#### COLLECTED DATA
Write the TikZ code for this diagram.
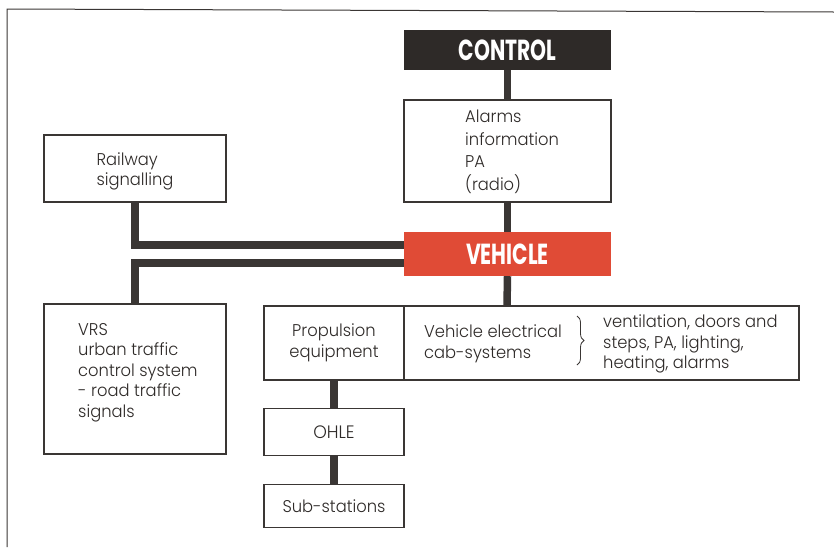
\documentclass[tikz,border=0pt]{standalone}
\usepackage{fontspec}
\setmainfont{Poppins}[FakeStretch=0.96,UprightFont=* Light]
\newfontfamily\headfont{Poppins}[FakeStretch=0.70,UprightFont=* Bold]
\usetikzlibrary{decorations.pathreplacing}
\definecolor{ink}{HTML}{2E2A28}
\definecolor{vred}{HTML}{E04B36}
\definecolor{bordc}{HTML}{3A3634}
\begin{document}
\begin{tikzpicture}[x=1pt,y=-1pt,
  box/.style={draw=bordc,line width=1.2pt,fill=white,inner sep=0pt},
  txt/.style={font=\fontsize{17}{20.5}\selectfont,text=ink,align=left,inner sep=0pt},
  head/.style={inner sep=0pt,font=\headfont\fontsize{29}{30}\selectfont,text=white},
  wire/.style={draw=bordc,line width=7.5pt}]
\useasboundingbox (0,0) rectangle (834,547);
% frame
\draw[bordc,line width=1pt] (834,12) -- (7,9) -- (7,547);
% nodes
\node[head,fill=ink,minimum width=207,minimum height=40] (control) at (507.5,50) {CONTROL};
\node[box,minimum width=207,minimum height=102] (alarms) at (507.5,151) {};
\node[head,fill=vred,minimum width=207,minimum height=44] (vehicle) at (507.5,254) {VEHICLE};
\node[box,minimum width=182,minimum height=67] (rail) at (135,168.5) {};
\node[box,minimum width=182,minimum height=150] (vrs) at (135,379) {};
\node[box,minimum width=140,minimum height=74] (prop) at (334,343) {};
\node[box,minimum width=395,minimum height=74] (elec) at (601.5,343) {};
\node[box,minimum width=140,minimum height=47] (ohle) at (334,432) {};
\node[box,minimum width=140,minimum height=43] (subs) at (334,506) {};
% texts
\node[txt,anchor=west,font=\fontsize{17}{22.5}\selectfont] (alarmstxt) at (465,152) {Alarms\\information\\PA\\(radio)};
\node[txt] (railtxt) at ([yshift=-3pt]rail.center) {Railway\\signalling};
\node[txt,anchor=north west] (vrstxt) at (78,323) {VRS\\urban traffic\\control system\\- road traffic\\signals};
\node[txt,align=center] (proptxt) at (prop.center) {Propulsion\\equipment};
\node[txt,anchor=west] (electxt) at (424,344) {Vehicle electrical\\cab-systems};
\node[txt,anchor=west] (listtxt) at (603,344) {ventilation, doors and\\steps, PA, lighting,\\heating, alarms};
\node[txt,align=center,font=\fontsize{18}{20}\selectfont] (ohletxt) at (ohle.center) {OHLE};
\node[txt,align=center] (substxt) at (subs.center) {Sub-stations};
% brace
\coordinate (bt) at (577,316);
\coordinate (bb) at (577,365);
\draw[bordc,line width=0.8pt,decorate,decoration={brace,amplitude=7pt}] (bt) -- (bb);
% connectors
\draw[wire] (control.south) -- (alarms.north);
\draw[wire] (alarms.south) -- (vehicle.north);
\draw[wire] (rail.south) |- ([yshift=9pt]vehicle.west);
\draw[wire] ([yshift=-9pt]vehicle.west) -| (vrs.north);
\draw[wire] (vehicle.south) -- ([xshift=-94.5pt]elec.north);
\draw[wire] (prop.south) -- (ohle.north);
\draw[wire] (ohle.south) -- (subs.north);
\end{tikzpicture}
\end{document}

#### YOUR TASK
Repeat the material above in full and unchanged, minus its images.

#### CORRECT RESULT
Write the TikZ code for this diagram.
\documentclass[tikz,border=0pt]{standalone}
\usepackage{fontspec}
\setmainfont{Poppins}[FakeStretch=0.96,UprightFont=* Light]
\newfontfamily\headfont{Poppins}[FakeStretch=0.70,UprightFont=* Bold]
\usetikzlibrary{decorations.pathreplacing}
\definecolor{ink}{HTML}{2E2A28}
\definecolor{vred}{HTML}{E04B36}
\definecolor{bordc}{HTML}{3A3634}
\begin{document}
\begin{tikzpicture}[x=1pt,y=-1pt,
  box/.style={draw=bordc,line width=1.2pt,fill=white,inner sep=0pt},
  txt/.style={font=\fontsize{17}{20.5}\selectfont,text=ink,align=left,inner sep=0pt},
  head/.style={inner sep=0pt,font=\headfont\fontsize{29}{30}\selectfont,text=white},
  wire/.style={draw=bordc,line width=7.5pt}]
\useasboundingbox (0,0) rectangle (834,547);
% frame
\draw[bordc,line width=1pt] (834,12) -- (7,9) -- (7,547);
% nodes
\node[head,fill=ink,minimum width=207,minimum height=40] (control) at (507.5,50) {CONTROL};
\node[box,minimum width=207,minimum height=102] (alarms) at (507.5,151) {};
\node[head,fill=vred,minimum width=207,minimum height=44] (vehicle) at (507.5,254) {VEHICLE};
\node[box,minimum width=182,minimum height=67] (rail) at (135,168.5) {};
\node[box,minimum width=182,minimum height=150] (vrs) at (135,379) {};
\node[box,minimum width=140,minimum height=74] (prop) at (334,343) {};
\node[box,minimum width=395,minimum height=74] (elec) at (601.5,343) {};
\node[box,minimum width=140,minimum height=47] (ohle) at (334,432) {};
\node[box,minimum width=140,minimum height=43] (subs) at (334,506) {};
% texts
\node[txt,anchor=west,font=\fontsize{17}{22.5}\selectfont] (alarmstxt) at (465,152) {Alarms\\information\\PA\\(radio)};
\node[txt] (railtxt) at ([yshift=-3pt]rail.center) {Railway\\signalling};
\node[txt,anchor=north west] (vrstxt) at (78,323) {VRS\\urban traffic\\control system\\- road traffic\\signals};
\node[txt,align=center] (proptxt) at (prop.center) {Propulsion\\equipment};
\node[txt,anchor=west] (electxt) at (424,344) {Vehicle electrical\\cab-systems};
\node[txt,anchor=west] (listtxt) at (603,344) {ventilation, doors and\\steps, PA, lighting,\\heating, alarms};
\node[txt,align=center,font=\fontsize{18}{20}\selectfont] (ohletxt) at (ohle.center) {OHLE};
\node[txt,align=center] (substxt) at (subs.center) {Sub-stations};
% brace
\coordinate (bt) at (577,316);
\coordinate (bb) at (577,365);
\draw[bordc,line width=0.8pt,decorate,decoration={brace,amplitude=7pt}] (bt) -- (bb);
% connectors
\draw[wire] (control.south) -- (alarms.north);
\draw[wire] (alarms.south) -- (vehicle.north);
\draw[wire] (rail.south) |- ([yshift=9pt]vehicle.west);
\draw[wire] ([yshift=-9pt]vehicle.west) -| (vrs.north);
\draw[wire] (vehicle.south) -- ([xshift=-94.5pt]elec.north);
\draw[wire] (prop.south) -- (ohle.north);
\draw[wire] (ohle.south) -- (subs.north);
\end{tikzpicture}
\end{document}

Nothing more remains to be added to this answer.